Senator Wabara had in turn mandated the Senate leader, Dr. Dalhatu Tafida, to lead the delegation in his stead, an offer Senator Tafida quickly passed on to the chairman of the Senate Committee on Labour, Senator Bassey Ewa Henshaw.
Interestingly, when Senator Wabara passed the baton to Senator Tafida, his deputy, Senator Mantu, had vainly tried to impress it on Senator Wabara of the desirability of him, (Wabara) personally leading the Senate delegation to the stakeholders’ meeting.
An effort by Senator Mohammed Anka, the minority whip, to prolong the matter was brusquely cut off by the Senate President who said he did not want the Senate to debate the invitation letter to him.
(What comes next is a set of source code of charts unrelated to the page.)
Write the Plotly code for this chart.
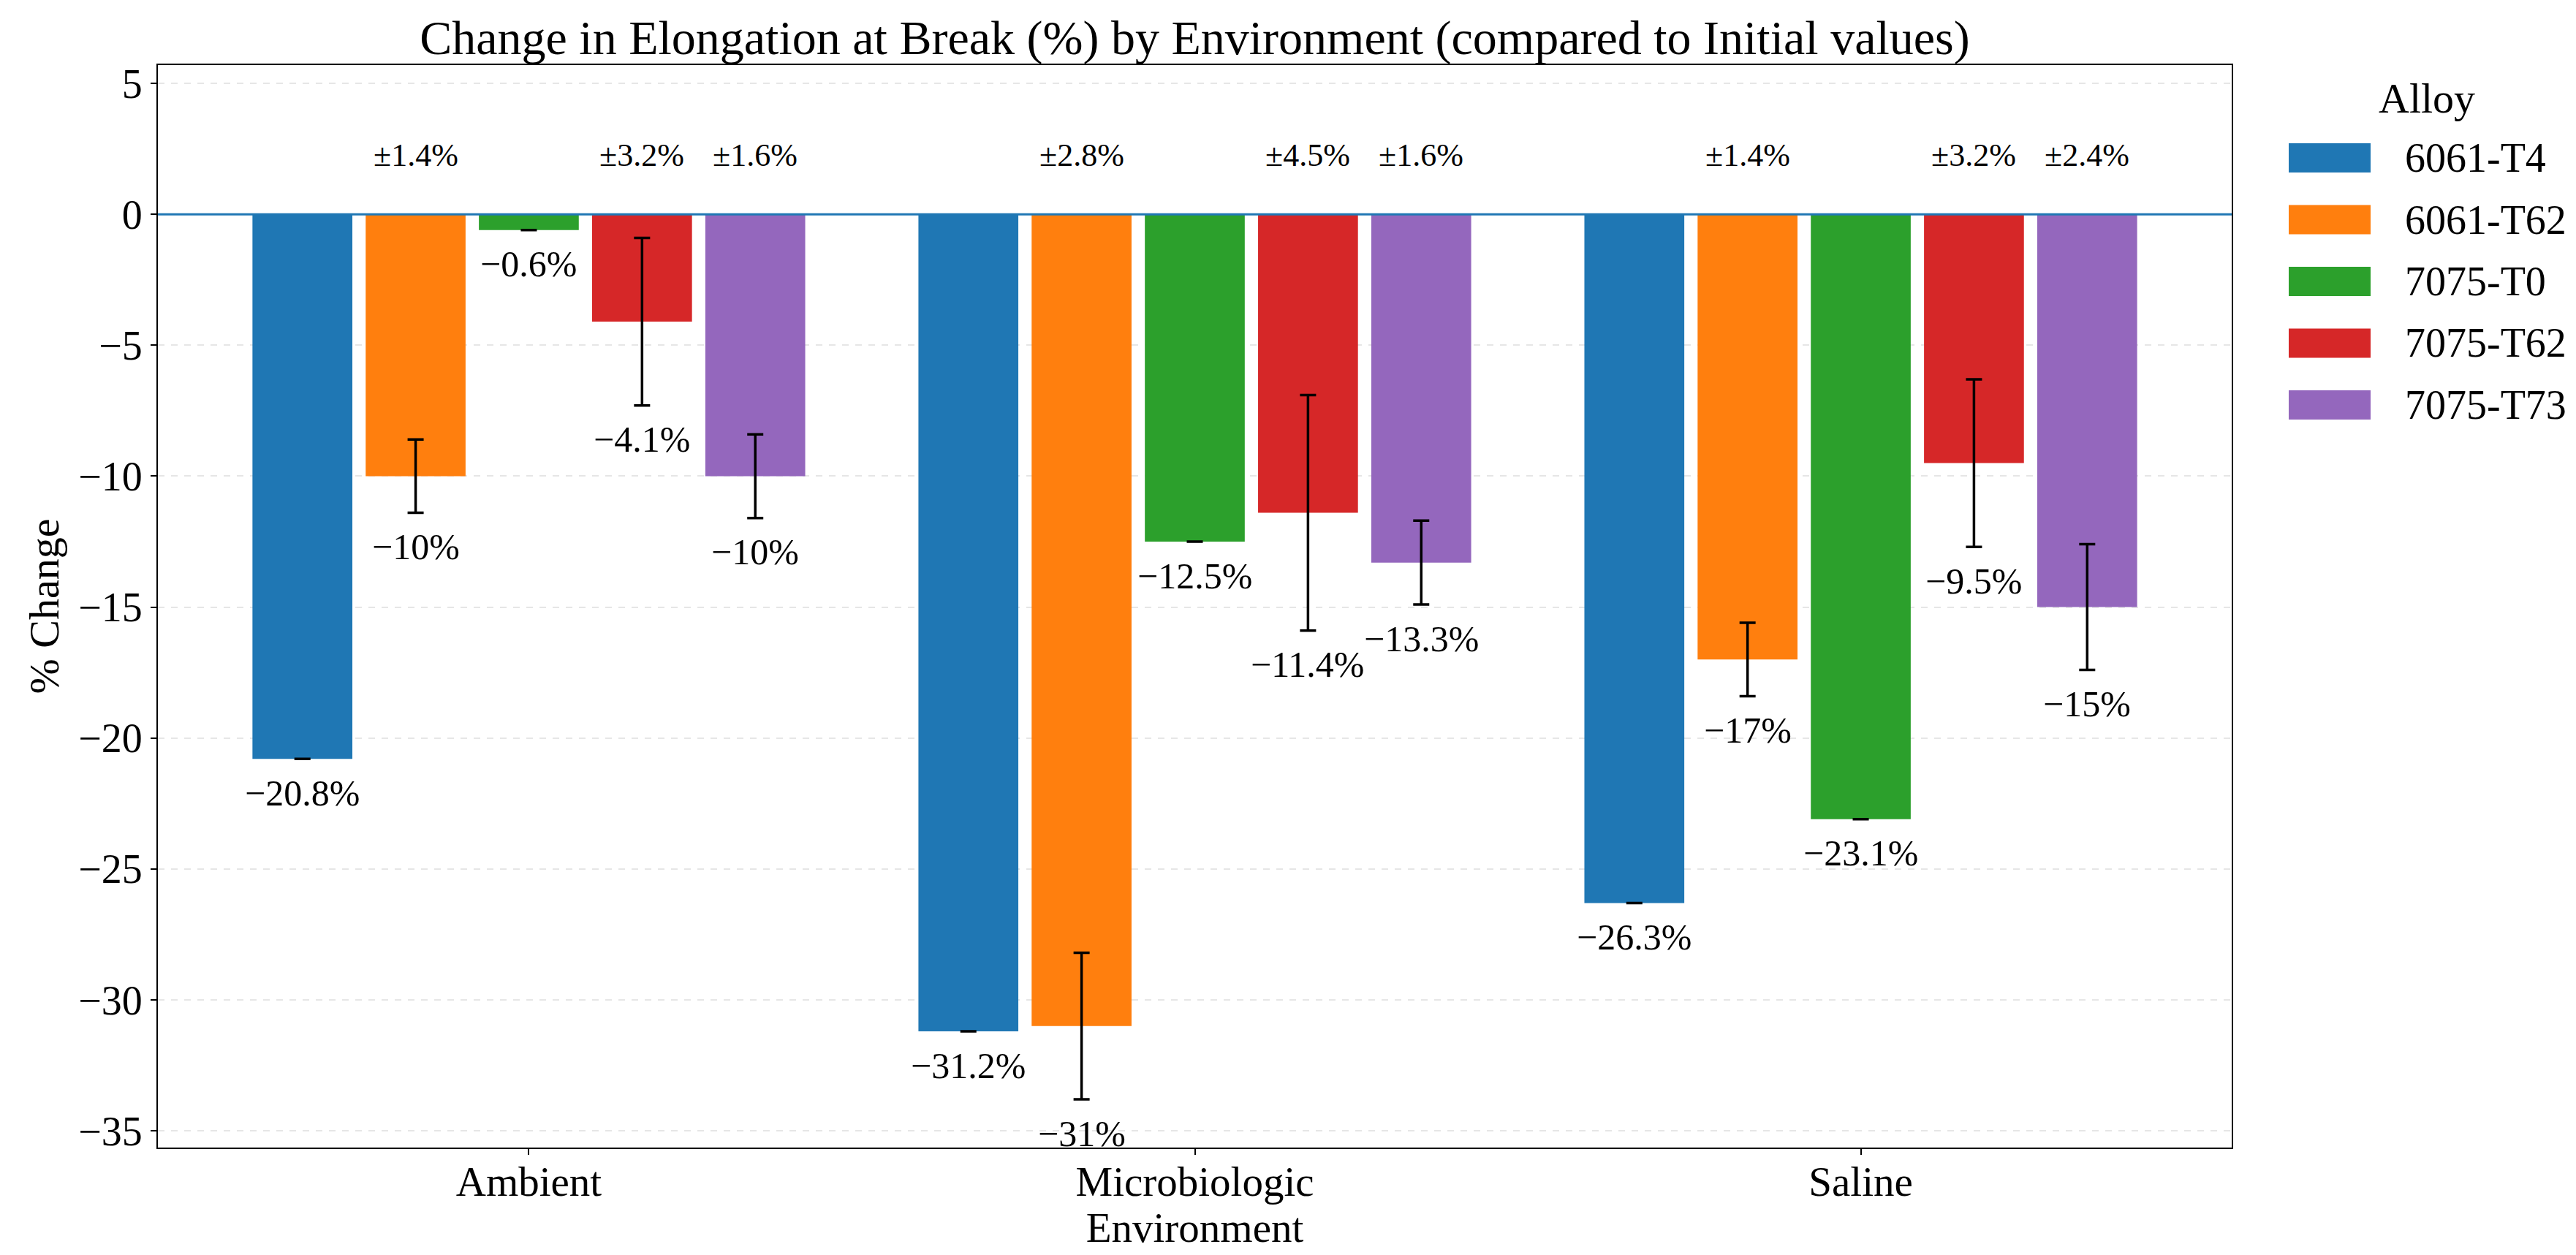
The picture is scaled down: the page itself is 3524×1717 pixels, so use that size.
import plotly.graph_objects as go

environments = ["Ambient", "Microbiologic", "Saline"]
alloys = ["6061-T4", "6061-T62", "7075-T0", "7075-T62", "7075-T73"]
colors = ["#1f77b4", "#ff7f0e", "#2ca02c", "#d62728", "#9467bd"]

change_6061_T4 = [-20.8, -31.2, -26.3]
change_6061_T62 = [-10.0, -31.0, -17.0]
change_7075_T0 = [-0.6, -12.5, -23.1]
change_7075_T62 = [-4.1, -11.4, -9.5]
change_7075_T73 = [-10.0, -13.3, -15.0]

err_6061_T4 = [0.0, 0.0, 0.0]
err_6061_T62 = [1.4, 2.8, 1.4]
err_7075_T0 = [0.0, 0.0, 0.0]
err_7075_T62 = [3.2, 4.5, 3.2]
err_7075_T73 = [1.6, 1.6, 2.4]

changes = [change_6061_T4, change_6061_T62, change_7075_T0, change_7075_T62, change_7075_T73]
errors = [err_6061_T4, err_6061_T62, err_7075_T0, err_7075_T62, err_7075_T73]

y_tick_vals = [5, 0, -5, -10, -15, -20, -25, -30, -35]
y_tick_text = ["5", "0", "\u22125", "\u221210", "\u221215", "\u221220", "\u221225", "\u221230", "\u221235"]

FONT = "Liberation Serif, Times New Roman, serif"
W, H = 3524, 1717
L, R, T, B = 208, 3045, 81, 1562
BAR_W = 0.15
STEP = 0.17


def fmt(v):
    s = ("%.1f" % abs(v)).rstrip("0").rstrip(".")
    return ("\u2212" if v < 0 else "") + s + "%"


fig = go.Figure()
x_idx = list(range(len(environments)))
annotations = []
for i, (name, vals, errs, col) in enumerate(zip(alloys, changes, errors, colors)):
    off = (i - 2) * STEP - BAR_W / 2
    fig.add_trace(go.Bar(
        x=x_idx, y=vals, name=name, width=BAR_W, offset=off,
        marker=dict(color=col, line=dict(width=0)),
        error_y=dict(type="data", array=errs, visible=True, color="black",
                     thickness=3.5, width=11),
        showlegend=False,
    ))
    for j, (v, e) in enumerate(zip(vals, errs)):
        xc = j + (i - 2) * STEP
        annotations.append(dict(x=xc, y=v - e - 1.3, xref="x", yref="y",
                                text=fmt(v), showarrow=False,
                                font=dict(family=FONT, size=50, color="black"),
                                xanchor="center", yanchor="middle"))
        if e > 0:
            annotations.append(dict(x=xc, y=2.25, xref="x", yref="y",
                                    text="\u00b1" + ("%.1f" % e) + "%", showarrow=False,
                                    font=dict(family=FONT, size=44, color="black"),
                                    xanchor="center", yanchor="middle"))

# legend drawn as swatches with labels
pw = R - L
ph = B - T
shapes = []
leg_y = [208, 292.5, 377, 461.5, 546]
for k, (name, col) in enumerate(zip(alloys, colors)):
    yc = (B - leg_y[k]) / ph
    hh = 20 / ph
    shapes.append(dict(type="rect", xref="paper", yref="paper",
                       x0=(3123 - L) / pw, x1=(3235 - L) / pw, y0=yc - hh, y1=yc + hh,
                       fillcolor=col, line=dict(width=0)))
    annotations.append(dict(x=(3280 - L) / pw, y=yc, xref="paper", yref="paper",
                            text=name, showarrow=False, xanchor="left", yanchor="middle",
                            font=dict(family=FONT, size=56, color="black")))
annotations.append(dict(x=(3312 - L) / pw, y=(B - 126) / ph, xref="paper", yref="paper",
                        text="Alloy", showarrow=False, xanchor="center", yanchor="middle",
                        font=dict(family=FONT, size=58, color="black")))

shapes.append(dict(type="line", xref="paper", yref="y", x0=0, x1=1, y0=0, y1=0,
                   line=dict(color="#1f77b4", width=3), layer="above"))

fig.update_layout(
    width=W, height=H,
    margin=dict(l=L, r=W - R, t=T, b=H - B),
    paper_bgcolor="white", plot_bgcolor="white",
    barmode="overlay",
    font=dict(family=FONT, size=56, color="black"),
    title=dict(text="Change in Elongation at Break (%) by Environment (compared to Initial values)",
               x=0.5, xref="paper", xanchor="center", y=1 - 43 / H, yref="container",
               yanchor="middle", font=dict(family=FONT, size=66, color="black")),
    xaxis=dict(range=[-0.557, 2.557], tickvals=x_idx, ticktext=environments,
               showgrid=False, zeroline=False, showline=True, mirror=True,
               linecolor="black", linewidth=2, ticks="outside", ticklen=8,
               tickwidth=2, tickcolor="black", ticklabelstandoff=-12,
               tickfont=dict(family=FONT, size=57, color="black"),
               title=dict(text="Environment", standoff=6,
                          font=dict(family=FONT, size=57, color="black"))),
    yaxis=dict(range=[-35.64, 5.70], tickvals=y_tick_vals, ticktext=y_tick_text,
               showgrid=True, gridcolor="#e6e6e6", gridwidth=2, griddash="dash",
               zeroline=False, showline=True, mirror=True,
               linecolor="black", linewidth=2, ticks="outside", ticklen=8,
               tickwidth=2, tickcolor="black",
               tickfont=dict(family=FONT, size=56, color="black"),
               title=dict(text="% Change", standoff=8,
                          font=dict(family=FONT, size=58, color="black"))),
    annotations=annotations,
    shapes=shapes,
)

fig.write_html("out.html")
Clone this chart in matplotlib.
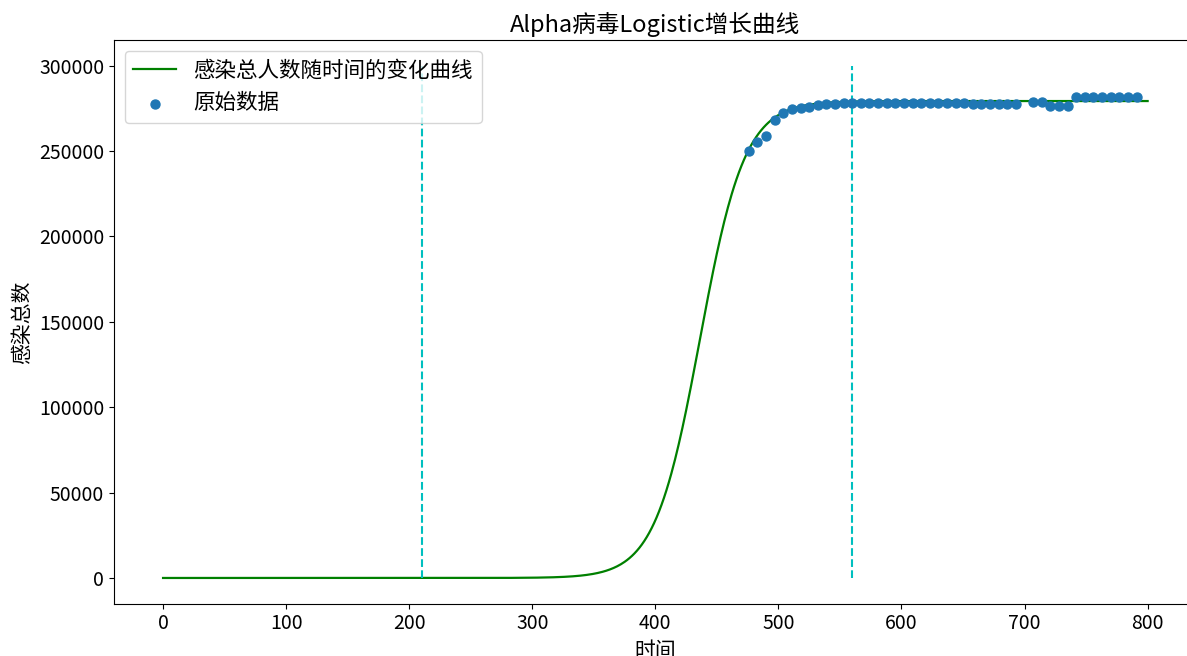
import numpy as np
import matplotlib
matplotlib.use("Agg")
import matplotlib.pyplot as plt

plt.rcParams['font.family'] = ['Noto Sans CJK SC', 'DejaVu Sans']
plt.rcParams['axes.unicode_minus'] = False

# Observed data (day index, cumulative infections)
days = [476, 483, 490, 497, 504, 511, 518, 525, 532, 539, 546, 553, 560,
        567, 574, 581, 588, 595, 602, 609, 616, 623, 630, 637, 644, 651,
        658, 665, 672, 679, 686, 693,
        707, 714, 721, 728, 735,
        742, 749, 756, 763, 770, 777, 784, 791]
cases = [249900, 255200, 258900, 268300, 272400, 274800, 275500, 276100,
         276700, 277300, 277700, 277900, 278000,
         278000, 278000, 278000, 278000, 278000, 278000, 278000, 278000,
         278000, 278000, 277900, 277900, 277900, 277800, 277800, 277800,
         277800, 277800, 277800,
         278800, 278800, 276500, 276500, 276500,
         281700, 281700, 281700, 281700, 281700, 281700, 281700, 281700]

# Fitted logistic parameters
K = 279300
r = 0.0548
t0 = 436.2
t_start, t_end = 0, 800

# Reference vertical markers
vline_x = [210, 560]
vline_top = 300000

t = np.linspace(t_start, t_end, 801)
fit = K / (1 + np.exp(-r * (t - t0)))

fig = plt.figure(figsize=(11.87, 6.56), dpi=100)
ax = fig.add_axes([0.0959, 0.0799, 0.9124, 0.859])

ax.plot(t, fit, color='green', linewidth=1.6, label='感染总人数随时间的变化曲线')
ax.scatter(days, cases, s=42, color='#1f77b4', label='原始数据', zorder=3)
for xv in vline_x:
    ax.vlines(xv, 0, vline_top, colors='c', linestyles='--', linewidth=1.5)

ax.set_title('Alpha病毒Logistic增长曲线', fontsize=17)
ax.set_xlabel('时间', fontsize=15)
ax.set_ylabel('感染总数', fontsize=15)
ax.tick_params(labelsize=14)
ax.set_xticks([0, 100, 200, 300, 400, 500, 600, 700, 800])
ax.set_yticks([0, 50000, 100000, 150000, 200000, 250000, 300000])
ax.legend(loc='upper left', fontsize=15.5)

fig.savefig('out.png', dpi=100)
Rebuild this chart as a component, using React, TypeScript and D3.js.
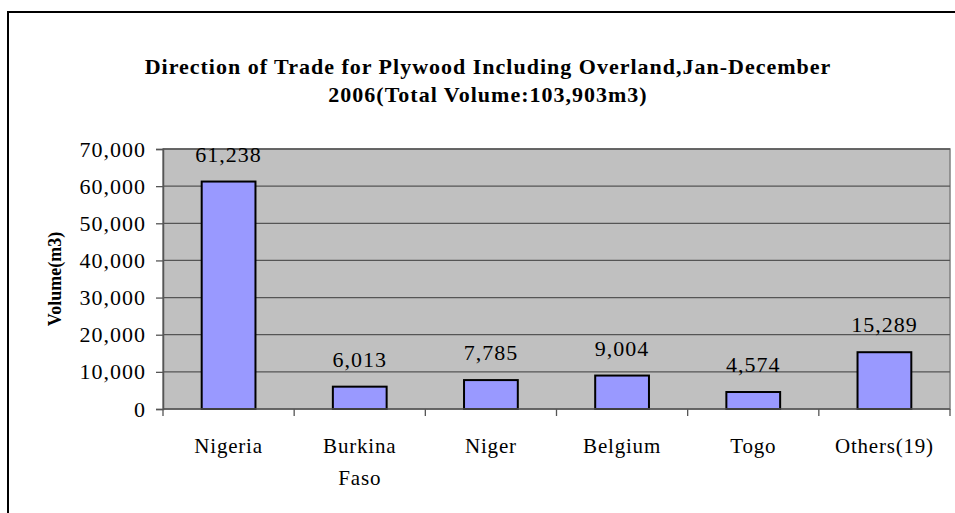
import { useEffect, useRef } from "react"
import * as d3 from "d3"

const categories = ["Nigeria", "Burkina Faso", "Niger", "Belgium", "Togo", "Others(19)"]
const volumes = [61238, 6013, 7785, 9004, 4574, 15289]
const yTicks = [0, 10000, 20000, 30000, 40000, 50000, 60000, 70000]
const titleLines = [
  "Direction of Trade for Plywood Including Overland,Jan-December",
  "2006(Total Volume:103,903m3)",
]

export default function App() {
  const ref = useRef<SVGSVGElement>(null)

  useEffect(() => {
    if (!ref.current) return
    const svg = d3.select(ref.current)
    svg.selectAll("*").remove()

    const width = 955
    const height = 513
    const m = { left: 163, right: 5, top: 149, bottom: 104 }
    const serif = "'Liberation Serif', 'Times New Roman', serif"

    // outer frame
    svg.append("rect")
      .attr("x", 8).attr("y", 12)
      .attr("width", width + 10).attr("height", height + 10)
      .attr("fill", "#fff").attr("stroke", "#000").attr("stroke-width", 2)

    const x = d3.scaleBand().domain(categories).range([m.left, width - m.right]).paddingInner(0).paddingOuter(0)
    const y = d3.scaleLinear().domain([0, 70000]).range([height - m.bottom, m.top])

    // plot area
    svg.append("rect")
      .attr("x", m.left).attr("y", m.top)
      .attr("width", width - m.right - m.left).attr("height", height - m.bottom - m.top)
      .attr("fill", "#c0c0c0").attr("stroke", "#808080").attr("stroke-width", 1.5)

    svg.append("g").selectAll("line")
      .data(yTicks.slice(1))
      .join("line")
      .attr("x1", m.left).attr("x2", width - m.right)
      .attr("y1", (d) => y(d)).attr("y2", (d) => y(d))
      .attr("stroke", "#555").attr("stroke-width", 1.3)

    // bars
    const barW = x.bandwidth() * 0.41
    svg.append("g").selectAll("rect")
      .data(volumes)
      .join("rect")
      .attr("x", (d, i) => x(categories[i])! + (x.bandwidth() - barW) / 2)
      .attr("y", (d) => y(d))
      .attr("width", barW)
      .attr("height", (d) => y(0) - y(d))
      .attr("fill", "#9999ff").attr("stroke", "#000").attr("stroke-width", 2)

    svg.append("g").selectAll("text")
      .data(volumes)
      .join("text")
      .attr("x", (d, i) => x(categories[i])! + x.bandwidth() / 2)
      .attr("y", (d) => y(d) - 20)
      .attr("text-anchor", "middle")
      .attr("font-family", serif).attr("font-size", 22).attr("letter-spacing", 1)
      .text((d) => d3.format(",")(d))

    // y axis
    const yAxis = svg.append("g").attr("transform", `translate(${m.left},0)`)
      .call(d3.axisLeft(y).tickValues(yTicks).tickSize(7).tickPadding(10).tickFormat((d) => d3.format(",")(d as number)))
    yAxis.select(".domain").attr("stroke", "#555").attr("stroke-width", 1.5)
    yAxis.selectAll(".tick line").attr("stroke", "#555").attr("stroke-width", 1.3)
    yAxis.selectAll(".tick text")
      .attr("font-family", serif).attr("font-size", 22).attr("letter-spacing", 1)
      .attr("fill", "#000").attr("dy", "0.32em")

    // x axis
    const base = height - m.bottom
    svg.append("line").attr("x1", m.left).attr("x2", width - m.right)
      .attr("y1", base).attr("y2", base).attr("stroke", "#555").attr("stroke-width", 1.5)
    const edges = categories.map((c) => x(c)!).concat([width - m.right])
    svg.append("g").selectAll("line")
      .data(edges)
      .join("line")
      .attr("x1", (d) => d).attr("x2", (d) => d)
      .attr("y1", base).attr("y2", base + 7)
      .attr("stroke", "#555").attr("stroke-width", 1.3)

    const catLabels = svg.append("g").selectAll("text")
      .data(categories)
      .join("text")
      .attr("x", (d) => x(d)! + x.bandwidth() / 2)
      .attr("y", base + 44)
      .attr("text-anchor", "middle")
      .attr("font-family", serif).attr("font-size", 21).attr("letter-spacing", 0.8)
    catLabels.each(function (d) {
      const words = d === "Burkina Faso" ? ["Burkina", "Faso"] : [d]
      const t = d3.select(this)
      words.forEach((w, i) => {
        t.append("tspan").attr("x", x(d)! + x.bandwidth() / 2).attr("dy", i === 0 ? 0 : 32).text(w)
      })
    })

    // axis title
    svg.append("text")
      .attr("transform", `translate(61,${(m.top + base) / 2}) rotate(-90)`)
      .attr("text-anchor", "middle")
      .attr("font-family", serif).attr("font-size", 18).attr("font-weight", "bold")
      .text("Volume(m3)")

    // chart title
    svg.append("g").selectAll("text")
      .data(titleLines)
      .join("text")
      .attr("x", 488)
      .attr("y", (d, i) => 74 + i * 28)
      .attr("text-anchor", "middle")
      .attr("font-family", serif).attr("font-size", 22).attr("font-weight", "bold")
      .attr("letter-spacing", 1)
      .text((d) => d)
  }, [])

  return (
    <svg
      ref={ref}
      width={955}
      height={513}
      style={{ position: "absolute", left: 0, top: 0, background: "#fff" }}
    />
  )
}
Wabara’s intolerance for the NLC by several accounts flows from the Mr. Adams Oshiomhole’s charge of complicity raised against the Senate President during the last Senate crisis.
While many would understand the personal foibles of the Senate President on matters of labour since that episode, it is, however, the opinion of many that with the country set to explode, that the nation’s leaders should be able to put personal interest overboard at this time.
In raking up the empty threat of recall against Senator Aminu ahead of the fuel strike threat and in abandoning the stakeholders’ meeting, the Senate and its leadership have demonstrated a seeming detachment to the plight of the citizenry.